Energy-measurement MCU with integrated sigma-delta ADC
The distinguishing feature is the pair of 16-bit sigma-delta ADCs (A/D 2x16b), purpose-built for energy-measurement front ends. An integrated LCD driver, brown-out detect/reset, POR, PWM, and watchdog timer round out the peripheral set, reducing external BOM for a standalone meter or sensor node.
At 8 MHz the CPU16 core executes most instructions in one or two cycles, giving a throughput of roughly 4 to 8 MIPS. That is enough for the real-time math inside a single-phase energy meter — voltage and current sample pairs at a few kHz, multiply-accumulate for active power, and periodic LCD refresh. It is not a part you would pick for high-speed control or heavy protocol stacks; the SPI and UART/USART interfaces run comfortably at this clock, but the bus margin is tight if you try to push the serial ports near their maximum bit rate while the ADC is converting.
The base product number MSP430FE4232 covers the whole family variant; the IPMR suffix identifies the 64-LQFP package on tape-and-reel. If you are qualifying a meter design today, the active status gives a multi-year sourcing window, though as with any mature 16-bit line, it is worth checking the PCN history on the TI portal before a high-volume commit.
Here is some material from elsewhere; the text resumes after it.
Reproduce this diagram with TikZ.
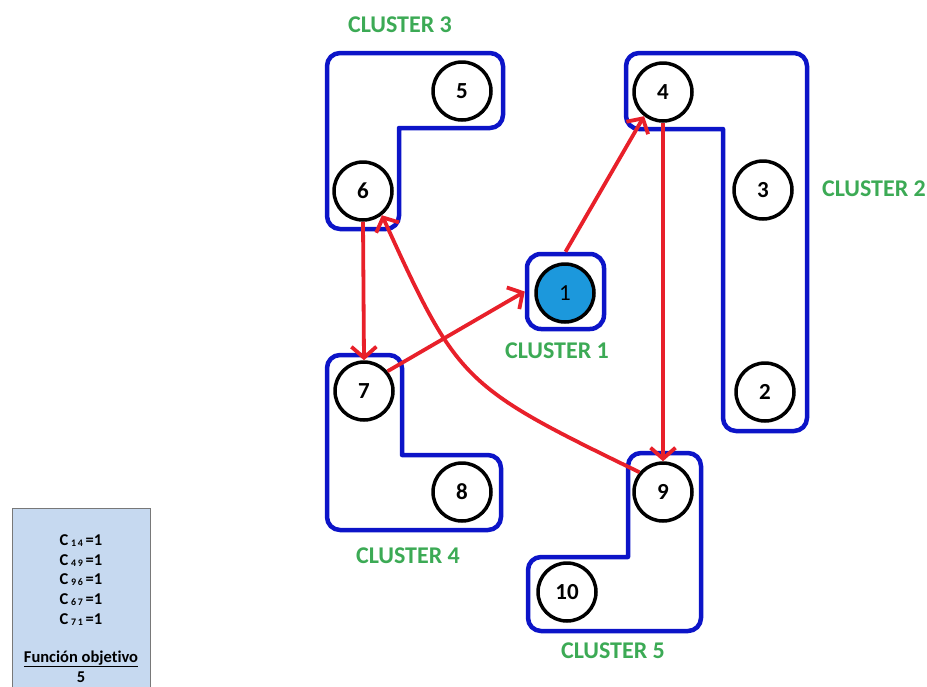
\documentclass[tikz,border=0pt]{standalone}
\usepackage{fontspec}
\setmainfont{Carlito}[Ligatures={NoCommon}]
\usetikzlibrary{arrows.meta}
\definecolor{cblue}{RGB}{12,20,200}
\definecolor{cred}{RGB}{232,32,42}
\definecolor{cgreen}{RGB}{60,170,85}
\definecolor{cfill}{RGB}{28,152,220}
\definecolor{boxfill}{RGB}{198,217,240}
\definecolor{boxline}{RGB}{120,120,120}
\tikzset{
  clus/.style={draw=cblue, line width=4.5pt, line join=round},
  vtx/.style={circle, draw=black, line width=3.5pt, minimum size=58pt, inner sep=0pt,
    font=\fontsize{23}{26}\selectfont\bfseries},
  arr/.style={draw=cred, line width=3.8pt, -{Straight Barb[length=11pt,width=25pt]}},
  clab/.style={text=cgreen, font=\fontsize{24}{28}\selectfont\bfseries},
  btxt/.style={font=\fontsize{16.5}{19}\selectfont\bfseries}
}
\newcommand{\csub}[2]{C\,\raisebox{-1pt}{\fontsize{10}{10}\selectfont #1\,#2}\,=1}
\begin{document}
\begin{tikzpicture}[x=1pt,y=-1pt]
\useasboundingbox (0,0) rectangle (927,686);
% clusters
\draw[clus] (327,53) [rounded corners=13] -- (503,53) -- (503,128) [sharp corners] -- (399,128) [rounded corners=13] -- (399,229) -- (327,229) -- cycle;
\draw[clus] (626,53) [rounded corners=13] -- (807,53) -- (807,431) -- (723,431) [sharp corners] -- (723,129) [rounded corners=13] -- (626,129) -- cycle;
\draw[clus] (327,355) [rounded corners=13] -- (402,355) [sharp corners] -- (402,455) [rounded corners=13] -- (501,455) -- (501,530) -- (327,530) -- cycle;
\draw[clus] (628,453) [rounded corners=13] -- (701,453) -- (701,631) -- (528,631) -- (528,557) [sharp corners] -- (628,557) [rounded corners=13] -- cycle;
\node[draw=cblue, line width=4.5pt, rounded corners=14pt, minimum width=77pt, minimum height=75pt, inner sep=0pt] (c1) at (565.5,291.5) {};
% vertices
\node[vtx, fill=cfill, font=\fontsize{23}{26}\selectfont] (n1) at (565,293) {1};
\node[vtx] (n2) at (765,392) {2};
\node[vtx] (n3) at (763,190) {3};
\node[vtx] (n4) at (663,92) {4};
\node[vtx] (n5) at (462,91) {5};
\node[vtx] (n6) at (363,191) {6};
\node[vtx] (n7) at (364,391) {7};
\node[vtx] (n8) at (462,492) {8};
\node[vtx] (n9) at (663,492) {9};
\node[vtx] (n10) at (567,592) {10};
% labels
\node[clab] (l3) at (400,25) {CLUSTER 3};
\node[clab] (l2) at (874,189) {CLUSTER 2};
\node[clab] (l1) at (557,351) {CLUSTER 1};
\node[clab] (l4) at (408,556) {CLUSTER 4};
\node[clab] (l5) at (613,651) {CLUSTER 5};
% arrows
\draw[arr] (c1.north) -- (n4.232);
\draw[arr] (n4.south) -- (n9.north);
\draw[arr] (n6.south) -- (n7.north);
\draw[arr] (n7.40) -- (c1.west);
\draw[arr] (n9.140) .. controls (462,386) and (458,382) .. (n6.308);
% result box
\draw[fill=boxfill, draw=boxline, line width=1pt] (12,508) rectangle (150,692);
\node[btxt] (r1) at (81,541) {\csub{1}{4}};
\node[btxt] (r2) at (81,561) {\csub{4}{9}};
\node[btxt] (r3) at (81,580) {\csub{9}{6}};
\node[btxt] (r4) at (81,600) {\csub{6}{7}};
\node[btxt] (r5) at (81,620) {\csub{7}{1}};
\node[btxt] (r6) at (81,659) {\underline{Función objetivo}};
\node[btxt] (r7) at (81,677) {5};
\end{tikzpicture}
\end{document}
Dual 16-bit sigma-delta ADC — the reason this part exists
The two 16-bit sigma-delta ADCs are the headline feature that separates the FE4232 from a generic MSP430. They are designed for simultaneous sampling of voltage and current channels in an energy-measurement application — the typical use case is a shunt- or CT-based meter where one ADC digitises the line voltage and the other digitises the load current. The 16-bit resolution gives enough dynamic range to measure from a few milliamps to the rated full-scale current without an external PGA, provided the input signal is scaled to the ADC's full-scale range. The sigma-delta architecture also provides inherent noise shaping that pushes quantisation noise out of the power-line frequency band, which simplifies the digital filtering needed for active-power computation. For a BOM engineer, this means the external analog front end can be as simple as a resistor divider and a shunt — no separate ADC, no reference IC, no anti-aliasing filter beyond a first-order RC.
Package and footprint — 64-LQFP with LCD drive
The 64-LQFP package (10x10 mm body,) provides 14 general-purpose I/O pins plus dedicated LCD segment and common outputs. The LCD driver can drive up to 4-mux or 8-mux passive LCD glass directly, which is typical for a 6+2 digit meter display. The 14 I/O count is modest — most of the 64 pins are consumed by the LCD drive, the dual ADC inputs, and the SPI/UART serial interfaces. For layout, the 0.5 mm pitch LQFP is straightforward for a two-layer board, but the LCD segment traces should be kept short and away from the ADC input traces to avoid coupling noise into the measurement channel.